### Material provided
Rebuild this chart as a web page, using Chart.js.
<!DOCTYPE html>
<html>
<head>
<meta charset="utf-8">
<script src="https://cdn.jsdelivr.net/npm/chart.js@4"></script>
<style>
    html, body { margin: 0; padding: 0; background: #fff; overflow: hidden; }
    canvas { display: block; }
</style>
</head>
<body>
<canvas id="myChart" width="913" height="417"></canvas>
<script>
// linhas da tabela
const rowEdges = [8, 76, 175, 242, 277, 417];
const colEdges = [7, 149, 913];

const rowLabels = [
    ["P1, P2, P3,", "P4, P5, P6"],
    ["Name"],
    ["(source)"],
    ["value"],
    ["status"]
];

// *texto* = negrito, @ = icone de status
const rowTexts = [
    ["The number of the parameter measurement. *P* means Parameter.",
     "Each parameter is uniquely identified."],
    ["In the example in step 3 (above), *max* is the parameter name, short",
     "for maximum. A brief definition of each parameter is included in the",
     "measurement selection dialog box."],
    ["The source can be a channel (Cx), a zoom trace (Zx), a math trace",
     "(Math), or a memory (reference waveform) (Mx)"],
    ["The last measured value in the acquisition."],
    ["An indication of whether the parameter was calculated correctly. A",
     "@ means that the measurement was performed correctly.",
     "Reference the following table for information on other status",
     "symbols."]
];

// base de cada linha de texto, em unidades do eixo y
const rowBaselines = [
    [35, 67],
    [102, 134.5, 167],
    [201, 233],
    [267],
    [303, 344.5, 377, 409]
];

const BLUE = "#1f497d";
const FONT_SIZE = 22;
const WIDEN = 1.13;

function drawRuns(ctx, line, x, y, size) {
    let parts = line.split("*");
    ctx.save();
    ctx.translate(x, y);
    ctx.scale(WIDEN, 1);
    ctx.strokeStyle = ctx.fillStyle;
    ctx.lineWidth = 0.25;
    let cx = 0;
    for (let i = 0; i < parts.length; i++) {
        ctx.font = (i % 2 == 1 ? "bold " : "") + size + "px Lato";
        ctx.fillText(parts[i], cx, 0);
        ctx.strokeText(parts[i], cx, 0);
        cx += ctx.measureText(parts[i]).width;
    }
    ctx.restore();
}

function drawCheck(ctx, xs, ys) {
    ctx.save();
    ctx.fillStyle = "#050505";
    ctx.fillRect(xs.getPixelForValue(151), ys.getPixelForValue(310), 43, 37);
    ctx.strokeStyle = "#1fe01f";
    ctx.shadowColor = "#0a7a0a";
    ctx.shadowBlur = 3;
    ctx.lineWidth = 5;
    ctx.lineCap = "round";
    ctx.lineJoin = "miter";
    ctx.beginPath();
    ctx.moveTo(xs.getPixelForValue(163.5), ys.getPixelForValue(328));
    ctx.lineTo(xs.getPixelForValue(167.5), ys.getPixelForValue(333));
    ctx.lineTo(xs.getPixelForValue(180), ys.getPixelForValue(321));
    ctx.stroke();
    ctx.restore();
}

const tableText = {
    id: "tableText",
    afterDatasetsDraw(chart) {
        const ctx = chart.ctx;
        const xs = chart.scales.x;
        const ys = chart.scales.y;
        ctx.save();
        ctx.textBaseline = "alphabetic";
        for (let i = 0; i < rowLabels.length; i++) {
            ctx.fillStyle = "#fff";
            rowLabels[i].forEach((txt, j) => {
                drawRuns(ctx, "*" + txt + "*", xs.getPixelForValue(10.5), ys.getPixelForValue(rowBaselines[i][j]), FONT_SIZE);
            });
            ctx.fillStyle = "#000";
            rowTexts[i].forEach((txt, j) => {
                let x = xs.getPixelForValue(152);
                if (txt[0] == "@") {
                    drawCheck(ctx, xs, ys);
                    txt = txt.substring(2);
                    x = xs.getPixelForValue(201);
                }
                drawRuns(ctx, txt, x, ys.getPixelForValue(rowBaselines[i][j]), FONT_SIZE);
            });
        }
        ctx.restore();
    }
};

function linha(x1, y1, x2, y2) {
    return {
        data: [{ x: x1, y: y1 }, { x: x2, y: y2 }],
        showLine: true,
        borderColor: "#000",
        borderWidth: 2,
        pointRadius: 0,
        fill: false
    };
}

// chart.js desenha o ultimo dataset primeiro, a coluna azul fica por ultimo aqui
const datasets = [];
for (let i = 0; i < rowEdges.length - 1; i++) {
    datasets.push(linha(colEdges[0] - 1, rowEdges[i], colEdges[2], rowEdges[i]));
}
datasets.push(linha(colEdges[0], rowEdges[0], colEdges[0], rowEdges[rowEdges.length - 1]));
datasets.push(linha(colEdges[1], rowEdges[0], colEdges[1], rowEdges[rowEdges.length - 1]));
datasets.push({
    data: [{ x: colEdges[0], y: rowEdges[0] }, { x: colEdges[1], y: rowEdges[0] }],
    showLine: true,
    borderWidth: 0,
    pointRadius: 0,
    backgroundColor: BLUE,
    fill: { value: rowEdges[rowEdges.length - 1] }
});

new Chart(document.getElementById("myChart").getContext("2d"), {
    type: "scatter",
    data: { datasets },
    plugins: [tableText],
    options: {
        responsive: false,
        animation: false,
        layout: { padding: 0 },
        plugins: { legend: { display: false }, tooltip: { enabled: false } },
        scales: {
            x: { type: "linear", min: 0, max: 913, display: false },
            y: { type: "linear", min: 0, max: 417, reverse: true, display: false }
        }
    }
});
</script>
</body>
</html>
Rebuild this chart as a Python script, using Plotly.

### Problem requirements
Restate the whole of the material exactly.

### Final result
Rebuild this chart as a web page, using Chart.js.
<!DOCTYPE html>
<html>
<head>
<meta charset="utf-8">
<script src="https://cdn.jsdelivr.net/npm/chart.js@4"></script>
<style>
    html, body { margin: 0; padding: 0; background: #fff; overflow: hidden; }
    canvas { display: block; }
</style>
</head>
<body>
<canvas id="myChart" width="913" height="417"></canvas>
<script>
// linhas da tabela
const rowEdges = [8, 76, 175, 242, 277, 417];
const colEdges = [7, 149, 913];

const rowLabels = [
    ["P1, P2, P3,", "P4, P5, P6"],
    ["Name"],
    ["(source)"],
    ["value"],
    ["status"]
];

// *texto* = negrito, @ = icone de status
const rowTexts = [
    ["The number of the parameter measurement. *P* means Parameter.",
     "Each parameter is uniquely identified."],
    ["In the example in step 3 (above), *max* is the parameter name, short",
     "for maximum. A brief definition of each parameter is included in the",
     "measurement selection dialog box."],
    ["The source can be a channel (Cx), a zoom trace (Zx), a math trace",
     "(Math), or a memory (reference waveform) (Mx)"],
    ["The last measured value in the acquisition."],
    ["An indication of whether the parameter was calculated correctly. A",
     "@ means that the measurement was performed correctly.",
     "Reference the following table for information on other status",
     "symbols."]
];

// base de cada linha de texto, em unidades do eixo y
const rowBaselines = [
    [35, 67],
    [102, 134.5, 167],
    [201, 233],
    [267],
    [303, 344.5, 377, 409]
];

const BLUE = "#1f497d";
const FONT_SIZE = 22;
const WIDEN = 1.13;

function drawRuns(ctx, line, x, y, size) {
    let parts = line.split("*");
    ctx.save();
    ctx.translate(x, y);
    ctx.scale(WIDEN, 1);
    ctx.strokeStyle = ctx.fillStyle;
    ctx.lineWidth = 0.25;
    let cx = 0;
    for (let i = 0; i < parts.length; i++) {
        ctx.font = (i % 2 == 1 ? "bold " : "") + size + "px Lato";
        ctx.fillText(parts[i], cx, 0);
        ctx.strokeText(parts[i], cx, 0);
        cx += ctx.measureText(parts[i]).width;
    }
    ctx.restore();
}

function drawCheck(ctx, xs, ys) {
    ctx.save();
    ctx.fillStyle = "#050505";
    ctx.fillRect(xs.getPixelForValue(151), ys.getPixelForValue(310), 43, 37);
    ctx.strokeStyle = "#1fe01f";
    ctx.shadowColor = "#0a7a0a";
    ctx.shadowBlur = 3;
    ctx.lineWidth = 5;
    ctx.lineCap = "round";
    ctx.lineJoin = "miter";
    ctx.beginPath();
    ctx.moveTo(xs.getPixelForValue(163.5), ys.getPixelForValue(328));
    ctx.lineTo(xs.getPixelForValue(167.5), ys.getPixelForValue(333));
    ctx.lineTo(xs.getPixelForValue(180), ys.getPixelForValue(321));
    ctx.stroke();
    ctx.restore();
}

const tableText = {
    id: "tableText",
    afterDatasetsDraw(chart) {
        const ctx = chart.ctx;
        const xs = chart.scales.x;
        const ys = chart.scales.y;
        ctx.save();
        ctx.textBaseline = "alphabetic";
        for (let i = 0; i < rowLabels.length; i++) {
            ctx.fillStyle = "#fff";
            rowLabels[i].forEach((txt, j) => {
                drawRuns(ctx, "*" + txt + "*", xs.getPixelForValue(10.5), ys.getPixelForValue(rowBaselines[i][j]), FONT_SIZE);
            });
            ctx.fillStyle = "#000";
            rowTexts[i].forEach((txt, j) => {
                let x = xs.getPixelForValue(152);
                if (txt[0] == "@") {
                    drawCheck(ctx, xs, ys);
                    txt = txt.substring(2);
                    x = xs.getPixelForValue(201);
                }
                drawRuns(ctx, txt, x, ys.getPixelForValue(rowBaselines[i][j]), FONT_SIZE);
            });
        }
        ctx.restore();
    }
};

function linha(x1, y1, x2, y2) {
    return {
        data: [{ x: x1, y: y1 }, { x: x2, y: y2 }],
        showLine: true,
        borderColor: "#000",
        borderWidth: 2,
        pointRadius: 0,
        fill: false
    };
}

// chart.js desenha o ultimo dataset primeiro, a coluna azul fica por ultimo aqui
const datasets = [];
for (let i = 0; i < rowEdges.length - 1; i++) {
    datasets.push(linha(colEdges[0] - 1, rowEdges[i], colEdges[2], rowEdges[i]));
}
datasets.push(linha(colEdges[0], rowEdges[0], colEdges[0], rowEdges[rowEdges.length - 1]));
datasets.push(linha(colEdges[1], rowEdges[0], colEdges[1], rowEdges[rowEdges.length - 1]));
datasets.push({
    data: [{ x: colEdges[0], y: rowEdges[0] }, { x: colEdges[1], y: rowEdges[0] }],
    showLine: true,
    borderWidth: 0,
    pointRadius: 0,
    backgroundColor: BLUE,
    fill: { value: rowEdges[rowEdges.length - 1] }
});

new Chart(document.getElementById("myChart").getContext("2d"), {
    type: "scatter",
    data: { datasets },
    plugins: [tableText],
    options: {
        responsive: false,
        animation: false,
        layout: { padding: 0 },
        plugins: { legend: { display: false }, tooltip: { enabled: false } },
        scales: {
            x: { type: "linear", min: 0, max: 913, display: false },
            y: { type: "linear", min: 0, max: 417, reverse: true, display: false }
        }
    }
});
</script>
</body>
</html>
Rebuild this chart as a Python script, using Plotly.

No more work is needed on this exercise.